CSU und SPD verbieten Stolpersteine erneut

Ich bin sehr traurig über die Entscheidung des Münchner Stadtrats, Stolpersteine in München auf öffentlichem Grund auch weiterhin zu verbieten.

Ich respektiere, wenn Menschen eine bestimmte Art des Gedenkens für sich ablehnen. Ich wünsche mir aber, dass anerkannt wird, dass andere Menschen sich explizit Stolpersteine für ihre Angehörigen wünschen – und dass man diesen anderen Menschen eben diese Art des Gedenkens nicht verbietet.

Es ist erschreckend, dass CSU und SPD die Abstimmung über diese sensible und viel diskutierte Frage nicht freigegeben haben, sondern Fraktionszwang herrschte und somit Stadtratsmitglieder gegen ihre Überzeugung abgestimmt haben. Das ist falsch.

80.000 Namen für Stolpersteine

80.000 Menschen stehen mit ihrem Namen gegen das Stolperstein-Verbot in München. Gestern hat die Münchener Initiative für Stolpersteine die Namen der Unterstützerinnen und Unterstützer eindrucksvoll auf dem Königsplatz aufgerollt. Die Petiton kann nach wie vor auf change.org unterschrieben werden.

SPD und CSU wollen das Verbot erneuern

80.000 Unterschriften, ausgerollt am Königsplatz. Bild: Andreas Gregor.

80.000 Unterschriften, ausgerollt am Königsplatz. Bild: Andreas Gregor.

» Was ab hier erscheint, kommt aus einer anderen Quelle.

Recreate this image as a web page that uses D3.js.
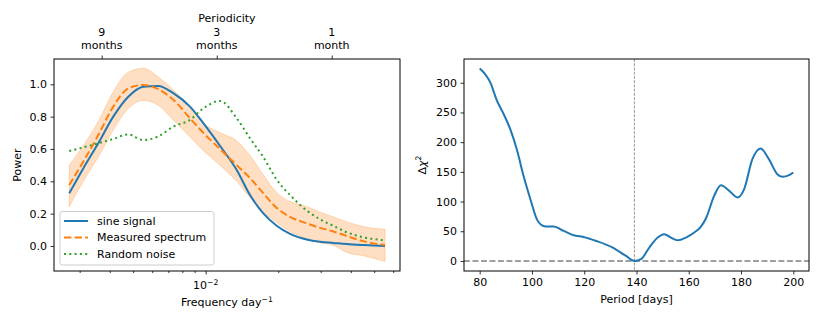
<!DOCTYPE html>
<html><head><meta charset="utf-8">
<script src="https://cdn.jsdelivr.net/npm/d3@7"></script>
<style>
body{margin:0;background:#fff;}
svg text{font-family:"DejaVu Sans",sans-serif;fill:#000;}
</style></head>
<body><svg id="c" width="822" height="329"></svg>
<script>
// ---- Left panel data ----
const freq = [0.002716,0.003105,0.003584,0.004136,0.004774,0.005509,0.006358,0.007337,0.008607,0.009773,0.01146,0.01345,0.01527,0.01734,0.01971,0.02238,0.02625,0.02981,0.03385,0.03847,0.04508,0.05546];
const sineSignal = [0.326,0.48,0.635,0.80,0.923,0.985,0.99,0.945,0.862,0.76,0.62,0.47,0.315,0.202,0.125,0.075,0.04,0.026,0.019,0.012,0.006,0.0];
const measured = [0.377,0.521,0.686,0.862,0.975,0.996,0.97,0.905,0.79,0.70,0.60,0.50,0.42,0.326,0.235,0.18,0.14,0.112,0.09,0.062,0.03,0.006];
const randomNoise = [0.587,0.61,0.635,0.662,0.69,0.655,0.678,0.738,0.78,0.851,0.897,0.79,0.666,0.55,0.41,0.315,0.22,0.165,0.125,0.085,0.054,0.035];
const bandHigh = [0.50,0.62,0.77,0.954,1.075,1.099,1.045,0.965,0.86,0.76,0.70,0.65,0.56,0.44,0.33,0.275,0.245,0.21,0.18,0.15,0.12,0.103];
const bandLow = [0.243,0.40,0.55,0.717,0.85,0.90,0.87,0.78,0.675,0.59,0.50,0.40,0.30,0.21,0.145,0.09,0.045,0.02,0.005,-0.04,-0.06,-0.095];
const powerTicks = [0,0.2,0.4,0.6,0.8,1.0];
const freqMajor = [0.01];
const freqMinor = [0.003,0.004,0.005,0.006,0.007,0.008,0.009,0.02,0.03,0.04,0.05,0.06];
const periodDays = [270,90,30];
const periodNum = ["9","3","1"];
const periodUnit = ["months","months","month"];
const legendLabels = ["sine signal","Measured spectrum","Random noise"];

// ---- Right panel data ----
const periodGrid = [80,82,84,86.6,89.2,91.7,94.2,96.8,99.4,101.9,104.4,106,108.3,112.1,115.9,119.7,124.6,130.9,136,139.2,141.7,144.9,148.1,150.6,153.2,155.7,158.9,162.1,164.5,166.6,169.7,172.3,175.5,178.6,181.2,184.3,187.5,190.7,193.9,195.8,198.4,200];
const deltaChi2 = [324,315,301,270,247,222,188,143,104,70,59,58,58,50.6,43.3,40.4,33.7,22.6,8.4,0,2.9,22.6,39.4,45,39.4,34.9,39.4,47.9,57,72,109.6,127.6,118,106.9,121,171,189.4,171,146,141.6,144.5,149];
const bestPeriod = 139.2;
const periodTicks = [80,100,120,140,160,180,200];
const chiTicks = [0,50,100,150,200,250,300];

const svg = d3.select("#c");
const FS = 11;
const yTop = 59, yBot = 271;

// ===== Left panel =====
const L = {x0:54, x1:400};
const xL = d3.scaleLog().domain([0.002348,0.06399]).range([L.x0,L.x1]);
const yL = d3.scaleLinear().domain([-0.1546,1.1565]).range([yBot,yTop]);
const gL = svg.append("g");

const idx = d3.range(freq.length);
gL.append("path").datum(idx)
  .attr("d", d3.area().x(i=>xL(freq[i])).y0(i=>yL(bandLow[i])).y1(i=>yL(bandHigh[i])).curve(d3.curveMonotoneX))
  .attr("fill","#ff7f0e").attr("fill-opacity",0.25).attr("stroke","#ff7f0e").attr("stroke-opacity",0.25).attr("stroke-width",1);

const seriesL = [
  {v:sineSignal, color:"#1f77b4", dash:null},
  {v:measured, color:"#ff7f0e", dash:"7.4,3.2"},
  {v:randomNoise, color:"#2ca02c", dash:"2,3.3"}
];
seriesL.forEach(s=>{
  gL.append("path").datum(idx)
    .attr("d", d3.line().x(i=>xL(freq[i])).y(i=>yL(s.v[i])).curve(d3.curveMonotoneX))
    .attr("fill","none").attr("stroke",s.color).attr("stroke-width",2)
    .attr("stroke-dasharray",s.dash);
});

function styleAxis(g){
  g.select(".domain").remove();
  g.selectAll(".tick line").attr("stroke","#000").attr("stroke-width",0.8);
  g.selectAll(".tick text").attr("font-size",FS).attr("font-family","DejaVu Sans").attr("fill","#000");
}
// y axis
gL.append("g").attr("transform",`translate(${L.x0},0)`)
  .call(d3.axisLeft(yL).tickValues(powerTicks).tickFormat(d3.format(".1f")).tickSize(3.5).tickPadding(3.5))
  .call(styleAxis);
// bottom major
gL.append("g").attr("transform",`translate(0,${yBot})`)
  .call(d3.axisBottom(xL).tickValues(freqMajor).tickFormat(()=>"").tickSize(3.5))
  .call(styleAxis);
gL.append("g").attr("transform",`translate(0,${yBot})`)
  .call(d3.axisBottom(xL).tickValues(freqMinor).tickFormat(()=>"").tickSize(2))
  .call(styleAxis);
freqMajor.forEach(f=>{
  const t = gL.append("text").attr("x",xL(f)).attr("y",289).attr("text-anchor","middle").attr("font-size",FS);
  t.append("tspan").text("10");
  t.append("tspan").attr("dy",-4.5).attr("font-size",7.7).text("\u22122");
});
// top axis
gL.append("g").attr("transform",`translate(0,${yTop})`)
  .call(d3.axisTop(xL).tickValues(periodDays.map(d=>1/d)).tickFormat(()=>"").tickSize(3.5))
  .call(styleAxis);
periodDays.forEach((d,i)=>{
  gL.append("text").attr("x",xL(1/d)).attr("y",36).attr("text-anchor","middle").attr("font-size",FS).text(periodNum[i]);
  gL.append("text").attr("x",xL(1/d)).attr("y",48.5).attr("text-anchor","middle").attr("font-size",FS).text(periodUnit[i]);
});
gL.append("text").attr("x",(L.x0+L.x1)/2).attr("y",22).attr("text-anchor","middle").attr("font-size",FS).text("Periodicity");
// x label
const xl = gL.append("text").attr("x",(L.x0+L.x1)/2).attr("y",306).attr("text-anchor","middle").attr("font-size",FS);
xl.append("tspan").text("Frequency day");
xl.append("tspan").attr("dy",-4.5).attr("font-size",7.7).text("\u22121");
// y label
gL.append("text").attr("transform",`translate(20.5,${(yTop+yBot)/2}) rotate(-90)`).attr("text-anchor","middle").attr("font-size",FS).text("Power");
// frame
gL.append("rect").attr("x",L.x0).attr("y",yTop).attr("width",L.x1-L.x0).attr("height",yBot-yTop)
  .attr("fill","none").attr("stroke","#000").attr("stroke-width",1);

// legend
const lg = gL.append("g");
lg.append("rect").attr("x",60).attr("y",211.5).attr("width",154).attr("height",53.5).attr("rx",2.5)
  .attr("fill","#fff").attr("fill-opacity",0.8).attr("stroke","#cccccc").attr("stroke-width",1);
legendLabels.forEach((lab,i)=>{
  const yy = 221 + i*16.5;
  lg.append("line").attr("x1",64).attr("x2",88).attr("y1",yy).attr("y2",yy)
    .attr("stroke",seriesL[i].color).attr("stroke-width",2).attr("stroke-dasharray",seriesL[i].dash);
  lg.append("text").attr("x",97).attr("y",yy+3.9).attr("font-size",FS).text(lab);
});

// ===== Right panel =====
const R = {x0:464, x1:809};
const xR = d3.scaleLinear().domain([74,206]).range([R.x0,R.x1]);
const yR = d3.scaleLinear().domain([-16.9,340]).range([yBot,yTop]);
const gR = svg.append("g");

gR.append("line").attr("x1",xR(bestPeriod)).attr("x2",xR(bestPeriod)).attr("y1",yTop).attr("y2",yBot)
  .attr("stroke","#808080").attr("stroke-width",0.8).attr("stroke-dasharray","2.96,1.28");
gR.append("line").attr("x1",R.x0).attr("x2",R.x1).attr("y1",yR(0)).attr("y2",yR(0))
  .attr("stroke","#808080").attr("stroke-width",1.6).attr("stroke-dasharray","5.9,2.6");

gR.append("path").datum(d3.range(periodGrid.length))
  .attr("d", d3.line().x(i=>xR(periodGrid[i])).y(i=>yR(deltaChi2[i])).curve(d3.curveMonotoneX))
  .attr("fill","none").attr("stroke","#1f77b4").attr("stroke-width",2);

gR.append("g").attr("transform",`translate(${R.x0},0)`)
  .call(d3.axisLeft(yR).tickValues(chiTicks).tickFormat(d3.format("d")).tickSize(3.5).tickPadding(3.5))
  .call(styleAxis);
gR.append("g").attr("transform",`translate(0,${yBot})`)
  .call(d3.axisBottom(xR).tickValues(periodTicks).tickFormat(d3.format("d")).tickSize(3.5).tickPadding(3.5))
  .call(styleAxis);
gR.append("text").attr("x",(R.x0+R.x1)/2).attr("y",303).attr("text-anchor","middle").attr("font-size",FS).text("Period [days]");
const yl = gR.append("text").attr("transform",`translate(425.5,${(yTop+yBot)/2}) rotate(-90)`).attr("text-anchor","middle").attr("font-size",FS);
yl.append("tspan").text("\u0394");
yl.append("tspan").attr("font-style","italic").text("\u03c7");
yl.append("tspan").attr("dy",-4.5).attr("font-size",7.7).text("2");
gR.append("rect").attr("x",R.x0).attr("y",yTop).attr("width",R.x1-R.x0).attr("height",yBot-yTop)
  .attr("fill","none").attr("stroke","#000").attr("stroke-width",1);
</script></body></html>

Der Stand der Dinge: Die Fraktionen von SPD und CSU wollen die Stolpersteine auf öffentlichem Grund erneut und weiterhin verbieten – die SPD-Fraktion stimmt hier übrigens gegen die Mehrheit der eigenen Partei. Der Vorsitzende des Zentralrats der Juden in Deutschland, ein engagierter Befürworter der Stolpersteine, hat sich gegen das bestehende absolute Verbot in München ausgesprochen. Auch die Vertreter anderer Opfergruppen, etwa der Sinti und Roma oder der Homosexuellen, setzen sich für Stolpersteine ein.

Charlotte Knobloch, ehemalige Zentralratspräsidentin und noch immer Präsidentin der Münchener Kultusgemeinde, ist eine Gegnerin der Stolpersteine, da sie meint, so würden die Namen der Opfer mit Füßen getreten. Selbst in der Kultusgemeinde ist das umstritten. SPD und CSU im Rathaus haben vor gut 10 Jahren Stolpersteine in München verboten und zwei bereits verlegte Steine herausgerissen. Verlegt worden waren diese für die Eltern von Peter Jordan, die ermordet worden waren – als Juden. Peter Jordan, selbst Jude aus München, der aber als Kind nach England fliehen könnte, setzt sich seither (wie viele andere Verwandte Ermordeter) für das erneute Verlegen der Steine ein.

Wir versündigen uns an den Überlebenden

Meine Position: Ich respektiere, dass Frau Knobloch die Stolpersteine ablehnt, halte es aber für falsch, Stolpersteine grundsätzlich auf öffentlichem Grund zu verbieten. Die Stadt soll Stolpersteine nicht fördern oder selbst verlegen, sie soll lediglich das Verbot aufheben und nicht wie geplant erneuern. Selbstverständlich sollten Stolpersteine dann nicht verlegt werden, wenn überlebende Nachfahren, Angehörige oder die entsprechende Opfergruppe sich dagegen verwahrt. Dort wo es anders ist aber, versündigen wir uns an den Menschen, die noch leben, wenn wir ihnen die Form des Gedenkens verwehren, die sie selbst wünschen. So wie die Stadt Peter Jordan Unrecht tut, der sagt, an dem Tag, an dem die Steine für seine Eltern entfernt worden seien, habe es sich für ihn angefühlt, als seien seine Eltern erneut deportiert worden.